Can you meet me in this hardened, sacred space for a moment? Can you understand what you are doing when you choose ambition? Try. This can be artificial, too. What does the gamble taste like as you chew on it? Is it metallic like blood, or like silver you will never see again?
Can you afford to let this sedate you, or should it electrify you?
The choice is in your hands. The outcome may not be.
To waste is to bask in inconsequence. The sun on your face burns, too, you know. And yet it’s warm and lovely, and the freckles that form around your nose are precious, and the tan is attractive, and doctors say that vitamin D is good for you.
If you think that embracing inconsequence by default creates space for mortality, then you grossly misunderstand mortality. There is more in this world that is cancerous than what is benign. Abdicating to it, with blind, sun-glassy eyes, is not woke or deep or brave or authentic. It’s wasteful at best, horrifying at worst, and dangerous because the choice blends into the landscape better here.
I am perfect as I am, is not false.
But it quickly morphs into: everything I do is also perfect.
Into: I will always be this way.
Into: My actions are inconsequential because I am untouchable.
It is a small, almost invisible leap from valuing the self to absolving the self. And you choose the slippage. It may not have been vocalized. And it likely wasn’t localized to one incident of indulgence. It spreads.
Is there anything more dissonant than feigning inconsequence while elevating yourself to the status of worship-worthy deity?
Are you lucid? Do I still have you? Can we keep going?

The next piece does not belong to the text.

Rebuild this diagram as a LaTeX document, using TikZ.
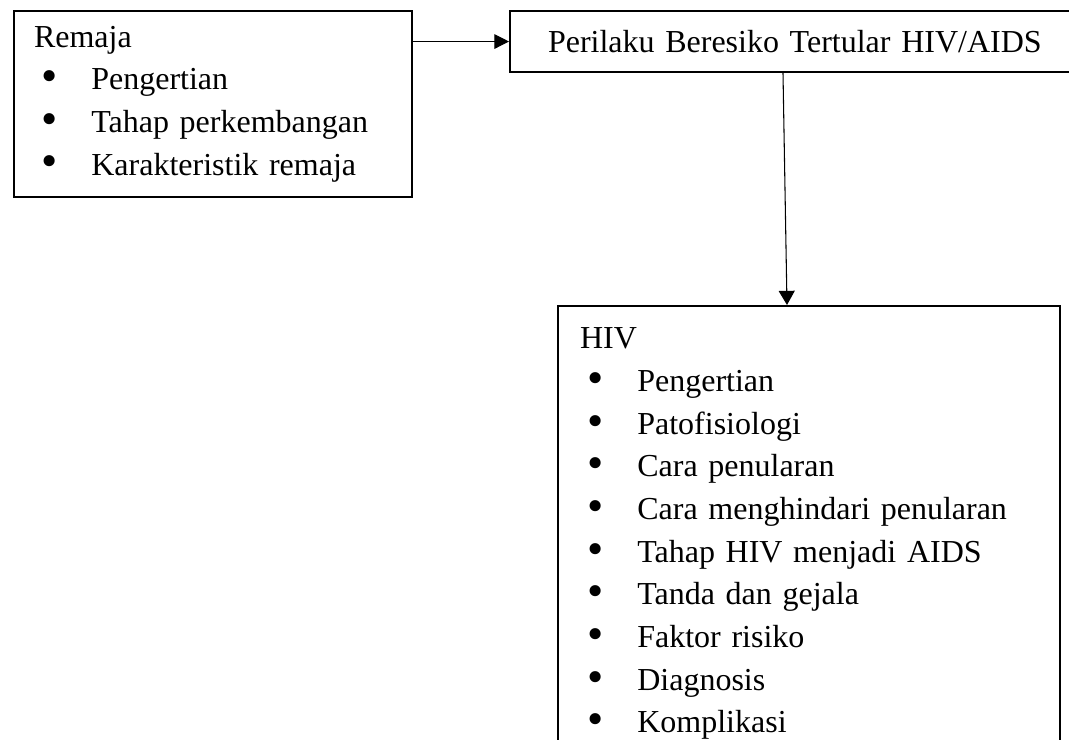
\documentclass[tikz,border=0pt]{standalone}
\usepackage{fontspec}
\setmainfont{Liberation Serif}
\usetikzlibrary{arrows.meta, positioning}
\newcommand{\poin}[1]{\hspace*{6pt}\makebox[0pt]{\raisebox{-0.7pt}{\scalebox{1.45}{\textbullet}}}\hspace*{15.5pt}#1}

\begin{document}
\begin{tikzpicture}[
        x=0.375pt, y=-0.375pt,
        box/.style={rectangle, draw=black, line width=0.75pt, anchor=north west, align=left, font=\fontsize{12pt}{16pt}\selectfont},
        link/.style={draw=black, line width=0.4pt}
    ]
        \useasboundingbox (0,0) rectangle (1069,740);
        \clip (0,0) rectangle (1069,740);

        % Remaja
        \node[box, text width=134.25pt, inner xsep=7.5pt, inner ysep=5.6pt] (remaja) at (13,10) {Remaja\\
            \poin{Pengertian}\\
            \poin{Tahap perkembangan}\\
            \poin{Karakteristik remaja}};

        % Perilaku beresiko
        \node[box, text width=193.1pt, inner xsep=14.25pt, minimum height=22.9pt] (perilaku) at (509,10) {Perilaku Beresiko Tertular HIV/AIDS};

        % HIV
        \node[box, text width=171.75pt, inner xsep=8.25pt, inner ysep=8.2pt] (hiv) at (557,305) {HIV\\
            \poin{Pengertian}\\
            \poin{Patofisiologi}\\
            \poin{Cara penularan}\\
            \poin{Cara menghindari penularan}\\
            \poin{Tahap HIV menjadi AIDS}\\
            \poin{Tanda dan gejala}\\
            \poin{Faktor risiko}\\
            \poin{Diagnosis}\\
            \poin{Komplikasi}};

        % Connections
        \draw[link, -{Triangle[length=5.5pt, width=5.5pt]}] (remaja.east |- perilaku.west) -- (perilaku.west);
        \draw[link, -{Triangle[length=5.3pt, width=6pt]}] ([xshift=102.75pt]perilaku.south west) -- ([xshift=86.25pt]hiv.north west);
    \end{tikzpicture}
\end{document}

To regret is to drag consequence into inconsequence. Mistakes are not the point of existence, but they are its currency. And while I raise a skeptical brow at anyone who offers a “no regrets” position when it’s clear they haven’t thought about what they truly think, I can appreciate the sentiment. Why bring back into utter consequence what you cannot change? Why dwell on the gravity of a situation that’s no longer potent, much less relevant?
You can choose to dwell on yourself all you want. You can drag yourself through the mud of past mistakes and never let yourself grow out of them. You can believe that this makes you a better person, if you so choose. But it does not mean that there is true consequence in living it again here and now.
Sometimes things happen. And because of them, other things happen. And you are still alive. Still breathing.
Real atonement has nothing to do with holding your breath, you know.
Gentle atonement gives space for things to become inconsequential again.
To hesitate is to drown in both. This is where I’m sitting right now, and it’s unsettling. I am letting my life continue without my consent, under the guise of “being patient.”
What more is there to say? This is lackadaisicality at its finest. Inertia at its core. Hauntingly human, and all too easy to step into.
And utterly my choice.
So, we have arrived.
Only arrived is the wrong word, because I wouldn’t dare conclude what has been started.
Are you frightened yet? Terrified yet? Can you feel the tender hands that have been guiding you along? Have you been reconciled to the reality imbued in your fingertips? And do you reverence it?
No book or bylaw states you must get it right.
Your brain may beg you to sometimes.
And when it does, and when you want to listen, there is a simple diagnosis:
At the center of this moment’s universe, are you consequential or inconsequential?
Your marrow spins, whipped like butter, spread thin over the lifetime you’ve been granted.
You are your own. And you soften into place.
You are remarkable and unremarkable; surrender to it.